The UN Integrated Regional Information Networks reported that two ships carrying rice and fuel are due in Monrovia this week, but unloading and distribution of food will be hampered by looting and damage to port facilities during the fighting.

Argentina: No pardon for repression

After long and intense debate, Argentina’s Chamber of Deputies voted Aug. 13 to annul the laws of pardon protecting hundreds of soldiers and police agents responsible for the murder and disappearance of some 30,000 people in the 1970s and 1980s. Next week the Senate must endorse or revoke the deputies’ decision. The Cuban news agency Granma International said Senate endorsement of the action would be a major step toward bringing the perpetrators of repression to trial.

Jose Maria Diaz, head of the governing Justalicia Party, called the decision “historic,” and said it responds to the wishes of recently elected President Nestor Kirchner. “This is part of the serious image that the president is trying to give to resolve cases of this kind within a legal framework and to create a path of justice,” said Alberto Fernandez, head of the Cabinet.

Haiti: Reparations campaign makes progress

A joint commission of officials from various government ministries said last week they have massive documentation backing Haiti’s claim against the French government for restitution of 90 million gold francs paid in 1825 in exchange for France’s recognition of the country’s independence. The sum, currently worth over $21 billion, took nearly a century to pay.

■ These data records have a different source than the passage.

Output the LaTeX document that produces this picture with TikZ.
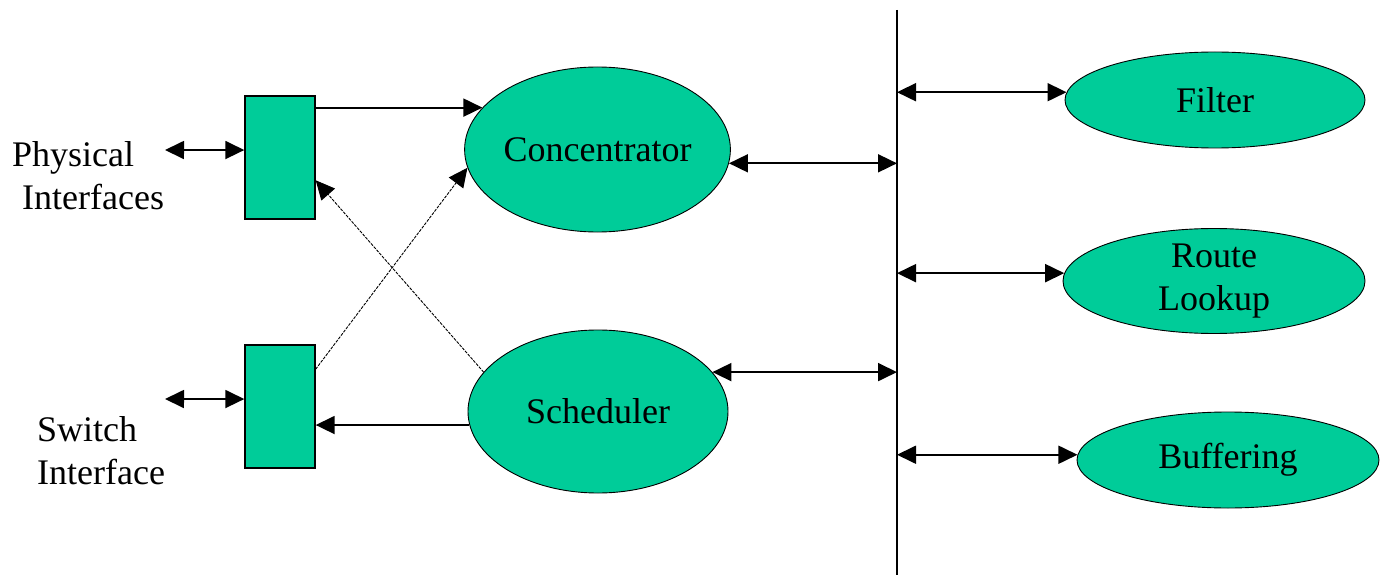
\documentclass[tikz,border=0pt]{standalone}
\usepackage{fontspec}
\setmainfont{Liberation Serif}
\usetikzlibrary{shapes.geometric,arrows.meta,calc}
\definecolor{boxgreen}{RGB}{0,204,153}
\begin{document}
\begin{tikzpicture}[x=1pt,y=-1pt,
  every node/.style={font=\fontsize{36}{43}\selectfont},
  blob/.style={ellipse, draw=black, line width=0.9pt, fill=boxgreen, inner sep=0pt, align=center},
  port/.style={rectangle, draw=black, line width=1.4pt, fill=boxgreen, minimum width=70pt, minimum height=123pt, inner sep=0pt},
  conn/.style={line width=1.8pt, -{Triangle[length=19pt,width=18pt]}},
  biconn/.style={line width=1.8pt, {Triangle[length=19pt,width=18pt]}-{Triangle[length=19pt,width=18pt]}},
  thinconn/.style={line width=0.9pt, dash pattern=on 3pt off 1.2pt, -{Triangle[length=19pt,width=18pt]}},
  lbl/.style={inner sep=0pt, align=left}
]
\path[use as bounding box] (0,0) rectangle (1382,575);

% ports
\node[port] (r1) at (280,157.5) {};
\node[port] (r2) at (280,406.5) {};

% processes
\node[blob, minimum width=261pt, minimum height=165pt] (conc) at (597.5,149.5) {Concentrator};
\node[blob, minimum width=260pt, minimum height=163pt] (sched) at (598,411.5) {Scheduler};
\node[blob, minimum width=300pt, minimum height=96pt] (filter) at (1215,100) {Filter};
\node[blob, minimum width=302pt, minimum height=94pt] (route) at (1214,281) {Route\\Lookup};
\node[blob, minimum width=302pt, minimum height=96pt] (buff) at (1228,460) {Buffering};

% labels
\node[lbl, anchor=west] (phys) at (12,176) {Physical\\\hspace*{10pt}Interfaces};
\node[lbl, anchor=west] (sw) at (37,451) {Switch\\Interface};

% bus line
\coordinate (vtop) at (897,10);
\coordinate (vbot) at (897,575);
\draw[line width=1.8pt] (vtop) -- (vbot);

% external links
\coordinate (physout) at (165,150);
\coordinate (swout) at (165,399);
\coordinate (r1in) at ($(r1.north west)!0.44!(r1.south west)$);
\coordinate (r2in) at ($(r2.north west)!0.44!(r2.south west)$);
\draw[biconn] (physout) -- (r1in);
\draw[biconn] (swout) -- (r2in);

% port <-> process
\draw[conn] (conc.160 -| r1.east) -- (conc.160);
\draw[conn] (sched.186) -- (sched.186 -| r2.east);
\coordinate (r2out) at ($(r2.north east)!0.2!(r2.south east)$);
\coordinate (r1back) at ($(r1.north east)!0.683!(r1.south east)$);
\draw[thinconn] (r2out) -- (conc.188);
\draw[thinconn] (sched.161) -- (r1back);

% process <-> bus
\draw[biconn] (conc.-6) -- (conc.-6 -| vtop);
\draw[biconn] (sched.19) -- (sched.19 -| vtop);
\draw[biconn] (filter.177 -| vtop) -- (filter.177);
\draw[biconn] (route.177 -| vtop) -- (route.177);
\draw[biconn] (buff.178 -| vtop) -- (buff.178);
\end{tikzpicture}
\end{document}
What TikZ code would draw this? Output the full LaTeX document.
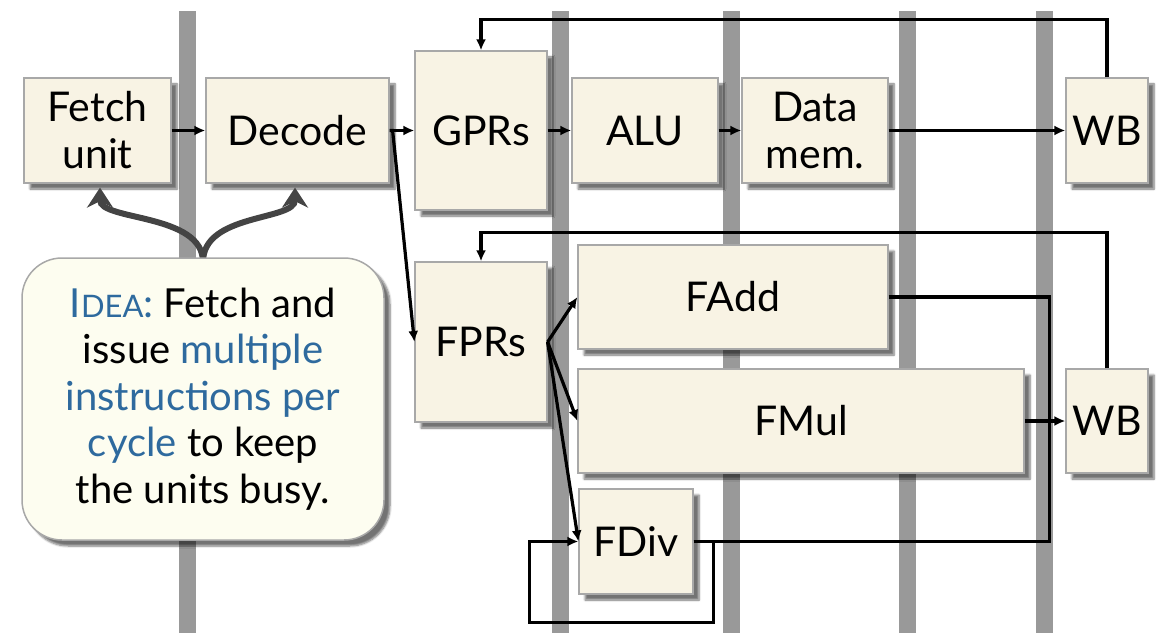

To date, France has responded by placing Haiti on a list of “undesirable” countries not to be visited.

Commission member and Justice Minister Calixte Delatour called on all Haitians to join the campaign for restitution, the Haitian Press Agency AHP reported. Delatour also urged President Bertrand Aristide to make the teaching of the history of slavery mandatory in all Haitian schools.

In 1804, after years of bitter, bloody struggle, Haiti broke the power of the brutal French plantation slaveholders, and won independence from France. Big celebrations are planned for next year’s bicentennial.

China: Job creation takes center stage

China is working to create eight million jobs this year to help ease rising unemployment, and is emphasizing reemployment of laid-off workers. President Hu Jintao told a national symposium last week that despite significant progress, China will continue to face a relatively grave employment situation for a long time. Hu also noted that China has favorable conditions for job creation, including sustained rapid economic growth, improvement in restructuring sectors of the economy, and the development of a number of pro-employment policies.

Hu urged special attention to developing labor intensive industries, ensuring social security for laid-off workers, improved job training and job-finding services. This year 24 million Chinese are looking for jobs. China’s labor departments have set up some 18,000 employment agencies which helped nearly 10 million jobless people find employment last year. The agencies’ services are free of charge.